Each of our experts recommended different turntables for beginners, but they all advised avoiding one very popular all-in-one record player that comes in a suitcase: “Whatever you do, don’t get a Crosley,” says DJ Prestige of the DJ-focused website Fleamarket Funk, who claims that if you’re serious about your new hobby, you should look for machines with better sound quality — and with needles that won’t “eventually ruin your records.” In practice, that means avoiding not just a Crosley, but most if not all record players. While a record player is self-contained and will play vinyl without any other equipment, the sound quality is typically poor; a turntable and speakers (like Audioengine’s A2+) will give you a purer sounding analog home-audio system.
All of the turntables below are great entry-level options that contain quality parts and will last for some time with regular care. Most of them also contain a built-in preamp — more on what that means below — because our experts say that’s the easiest and most straightforward setup to use. “See how that works, and then if you see yourself wanting something better, you can upgrade slowly down the line,” explains Mike Davis, owner of New York City’s Academy Records. Here, the best turntables you can buy online.

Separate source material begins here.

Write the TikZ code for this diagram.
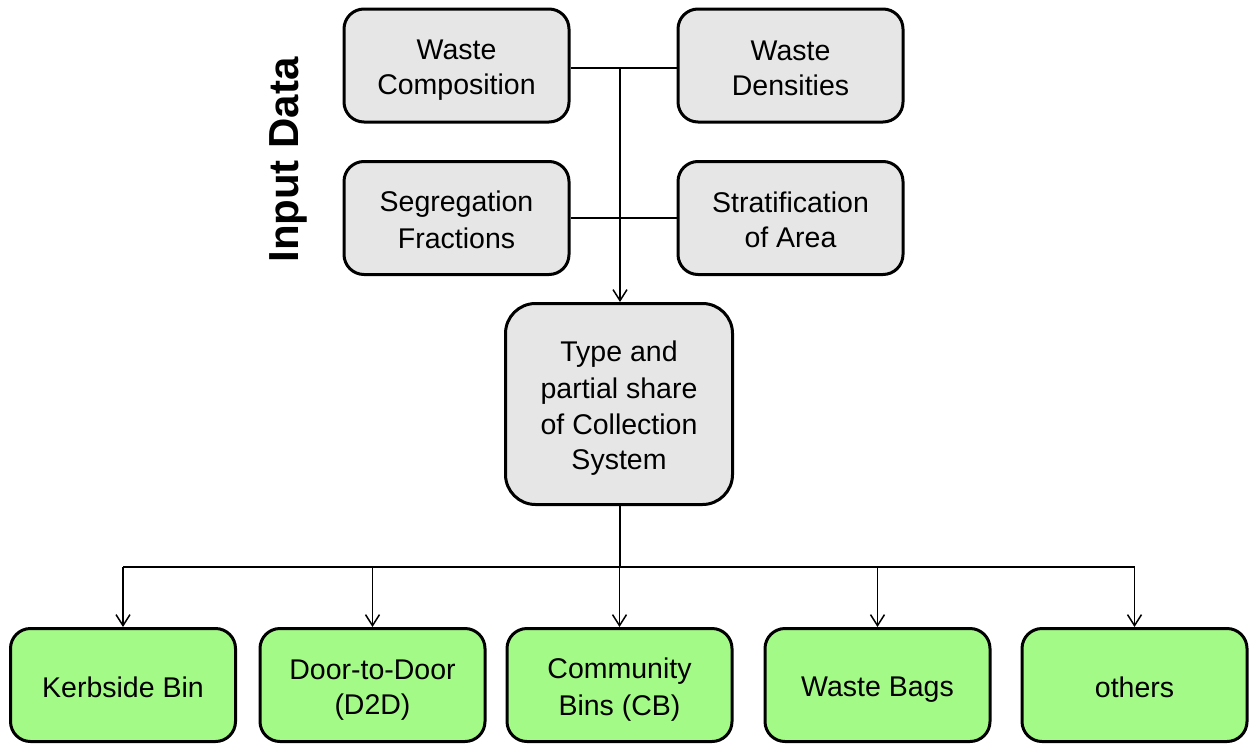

Price: A top-of-the-line turntable can easily carry a thousand-dollar price tag. But the cheapest options raise instant red flags for our specialists because they can damage your records. To get an entry-level turntable that won’t damage your records and has good sound quality, expect to spend between $250 and $500. While there are definitely some decent options below $250 that won’t damage your records, they typically won’t sound as great as more expensive models. Our experts also recommend sticking to familiar, reputable brands.

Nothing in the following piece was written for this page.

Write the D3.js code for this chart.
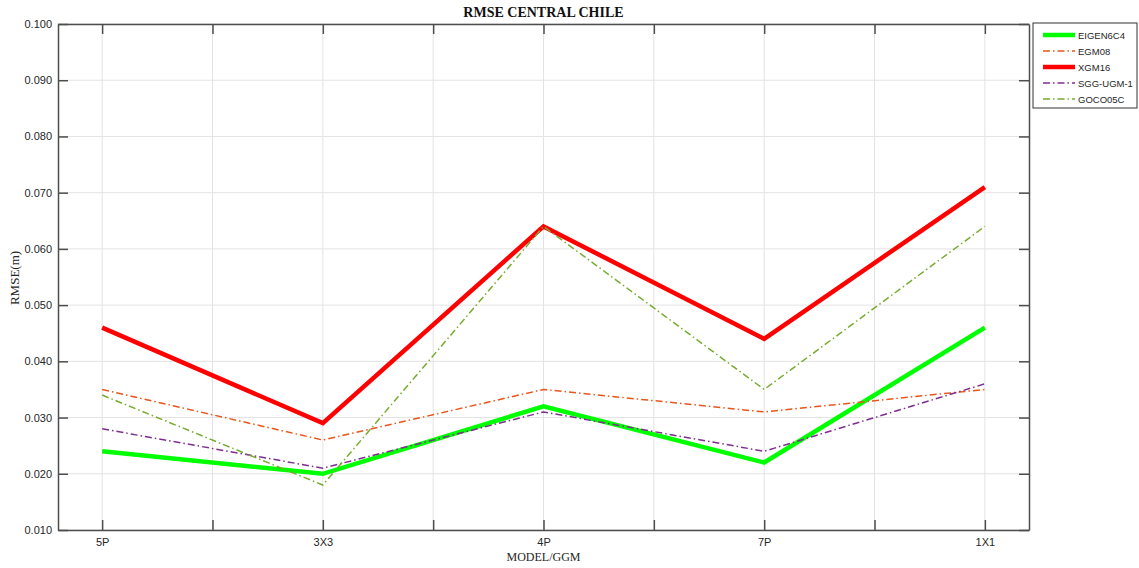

We’ve labeled the price range of each turntable below with one, two, or three $’s. Turntables under $250 have a single $. The sweet spot for between $250 and $500 is marked with $$. Any turntable that costs more than $501 is marked with $$$ and will tend to have more features and higher quality sound.

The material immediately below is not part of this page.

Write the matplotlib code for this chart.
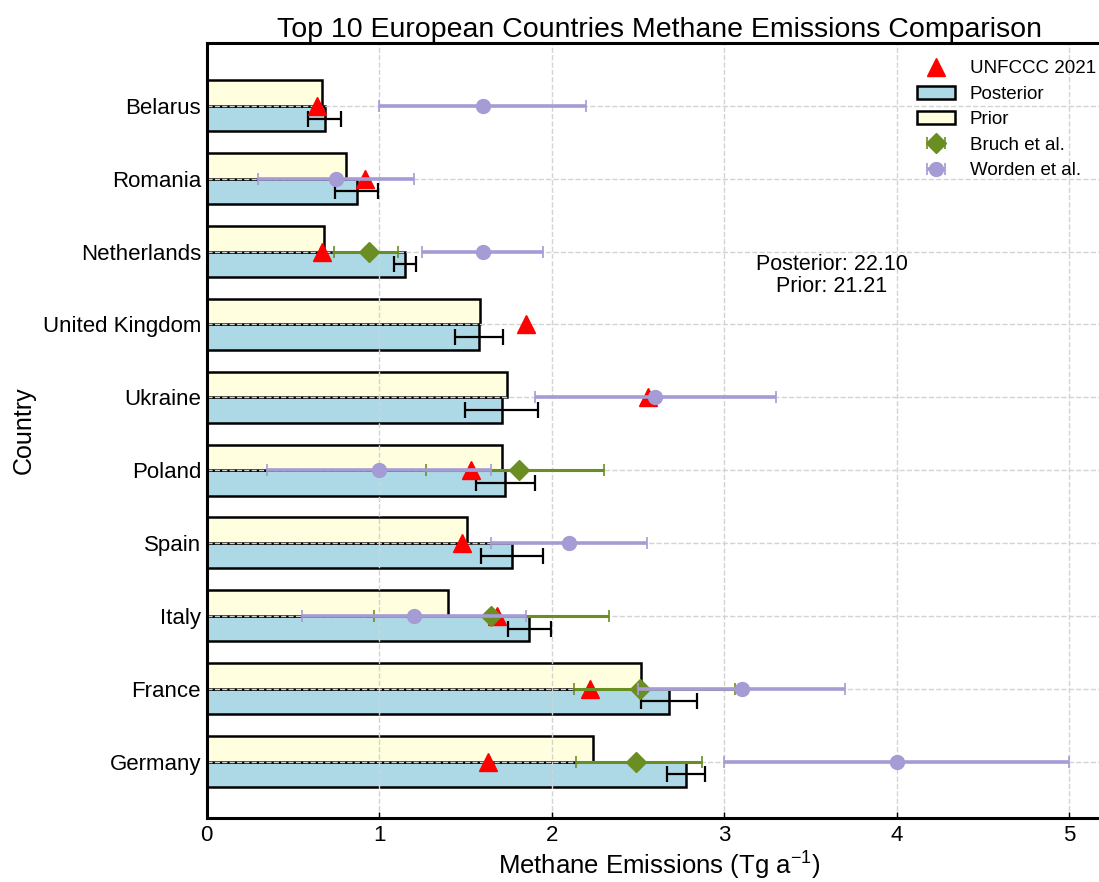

Ease of use: Many novice record collectors just want to hit that play button, watch the tonearm swing over a spinning record like a crane in a cityscape, and hear sound fill up a room. Most of the turntables below provide that experience and require just a power outlet and speakers that can connect via Bluetooth or audio cables. The simpler the setup process, the more enjoyable your introduction to vinyl is likely to be. Fully automatic turntables will start at the beginning of the record and then stop and lift the tonearm at the end of the record. A manual turntable gives you more control because it allows you to choose where to drop the tonearm and stylus, picking which song you want to hear — which is what enthusiasts love. Some turntables also come with USB outputs that allow you to connect them to your computer and archive physical records in a digital format.
Built-in preamp: A turntable produces a “phono” signal and a preamp converts that to a “line” signal, which is what allows it to work with other audio equipment, like speakers. Without a phono preamp, your turntable won’t be able to produce sound. Most modern turntables come with a built-in phono preamp. You can also buy a preamp separately, which is how turntables used to work — a typical setup would have included the turntable connected to a preamp connected to the speakers. With built-in preamps, you can skip the middleman, so a more common setup today is simply a turntable and speakers. This is a streamlined setup perfect for a beginner. (As your interest and record collection grows, you can always buy separate phono preamps, which start around $100 or go as high as $500.) With most turntables, the setup can be adjusted and improved over time.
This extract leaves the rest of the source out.